By Michael Barone -
An economist serving on a second-term president's Council of Economic Advisers might expect to weigh in on fundamental issues, restructuring the tax system or making entitlement programs sustainable over the long term. Barack Obama once talked of addressing such issues, and Republican leaders such as House Ways and Means Chairman Dave Camp are doing so.
But that's not what University of Michigan economist and CEA member Betsey Stevenson finds herself doing. Instead, she is defending the use of misleading statistics in support of legislation addressing a minor problem.
The legislation is Obama's latest pay equity measure, which failed to pass in the Senate last week. The misleading statistic is 77 cents, cited repeatedly by Obama as the amount women earn for every dollar earned by men.
When challenged on this by MSNBC's Irin Cannon, Stevenson admitted that the 77 cents figure is misleading. "If I said that 77 cents was equal pay for equal work, then I completely misspoke," she admitted.
"There are a lot of things that go into that 77 cents figure," she went on. "There are a lot of things that contribute, and no one's trying to say that it's all about discrimination, but I don't think there's a better figure."

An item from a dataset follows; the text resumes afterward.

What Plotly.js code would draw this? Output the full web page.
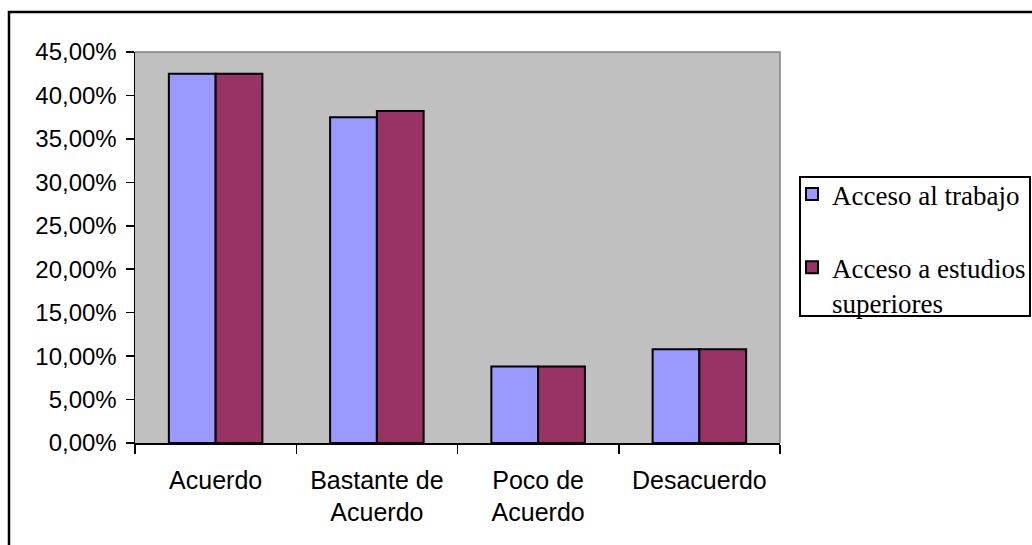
<!DOCTYPE html>
<html>
<head>
<meta charset="utf-8">
<script src="https://cdn.plot.ly/plotly-3.0.1.min.js"></script>
<style>html,body{margin:0;padding:0;background:#fff;}#chart{width:1032px;height:545px;}</style>
</head>
<body>
<div id="chart"></div>
<script>
var categories = ["Acuerdo", "Bastante de<br>Acuerdo", "Poco de<br>Acuerdo", "Desacuerdo"];
var seriesNames = ["Acceso al trabajo", "Acceso a estudios<br>superiores"];
var accesoTrabajo = [0.425, 0.375, 0.088, 0.108];
var accesoEstudios = [0.425, 0.382, 0.088, 0.108];
var yTickValues = [0, 0.05, 0.10, 0.15, 0.20, 0.25, 0.30, 0.35, 0.40, 0.45];

var W = 1032, H = 545;
var L = 135, R = 780, T = 52, B = 443;
function px(x){ return (x - L) / (R - L); }
function py(y){ return (B - y) / (B - T); }

var traces = [
  {type: 'bar', x: categories, y: accesoTrabajo, name: seriesNames[0], legendgroup: 'a',
   marker: {color: '#9999FF', line: {color: '#000000', width: 2}}, hoverinfo: 'y'},
  {type: 'bar', x: categories, y: accesoEstudios, name: seriesNames[1], legendgroup: 'b',
   marker: {color: '#993366', line: {color: '#000000', width: 2}}, hoverinfo: 'y'}
];

var layout = {
  width: W, height: H,
  margin: {l: L, r: W - R, t: T, b: H - B, autoexpand: false},
  paper_bgcolor: '#FFFFFF',
  plot_bgcolor: '#C0C0C0',
  separators: ',.',
  barmode: 'group',
  bargap: 0.42,
  bargroupgap: 0,
  showlegend: true,
  legend: {
    x: px(792), y: py(170), xanchor: 'left', yanchor: 'top',
    bgcolor: 'rgba(0,0,0,0)', borderwidth: 0,
    font: {family: '"Liberation Serif", "Times New Roman", serif', size: 27, color: '#000'},
    tracegroupgap: 35, traceorder: 'grouped', valign: 'top', itemwidth: 30
  },
  xaxis: {
    type: 'category',
    showline: true, linecolor: '#000', linewidth: 1.5,
    ticks: 'outside', ticklen: 9, tickwidth: 1.5, tickcolor: '#000',
    tickson: 'boundaries',
    showgrid: false, zeroline: false,
    ticklabelstandoff: 14,
    tickfont: {family: '"Liberation Sans", Arial, sans-serif', size: 25, color: '#000'}
  },
  yaxis: {
    range: [0, 0.45], tickvals: yTickValues, tickformat: '.2%',
    showline: true, linecolor: '#000', linewidth: 1.5,
    ticks: 'outside', ticklen: 8, tickwidth: 1.5, tickcolor: '#000',
    showgrid: false, zeroline: false,
    ticklabelstandoff: 4,
    tickfont: {family: '"Liberation Sans", Arial, sans-serif', size: 24, color: '#000'}
  },
  shapes: [
    {type: 'path', xref: 'paper', yref: 'paper', path: 'M0,1 L1,1 L1,0', line: {color: '#808080', width: 1.5}, layer: 'above'},
    {type: 'rect', xref: 'paper', yref: 'paper', x0: px(9), x1: px(1045), y0: py(600), y1: py(12), line: {color: '#000', width: 2.5}, fillcolor: 'rgba(0,0,0,0)', layer: 'above'},
    {type: 'rect', xref: 'paper', yref: 'paper', x0: px(800), x1: px(1030), y0: py(316), y1: py(177), line: {color: '#000', width: 2}, fillcolor: 'rgba(0,0,0,0)', layer: 'above'}
  ]
};

Plotly.newPlot('chart', traces, layout, {displayModeBar: false, staticPlot: true});
</script>
</body>
</html>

Of course some people are trying to say that "it's all about discrimination"--starting with Stevenson's boss, President Obama, and including the political ad-makers preparing to cut 30-second spots accusing Republicans of a "war on women."
So Stevenson is fibbing about that. And when she says, "there are a lot of things that contribute" to male-female earnings disparities, she is indicating that she understands the weakness of using the 77 cents number.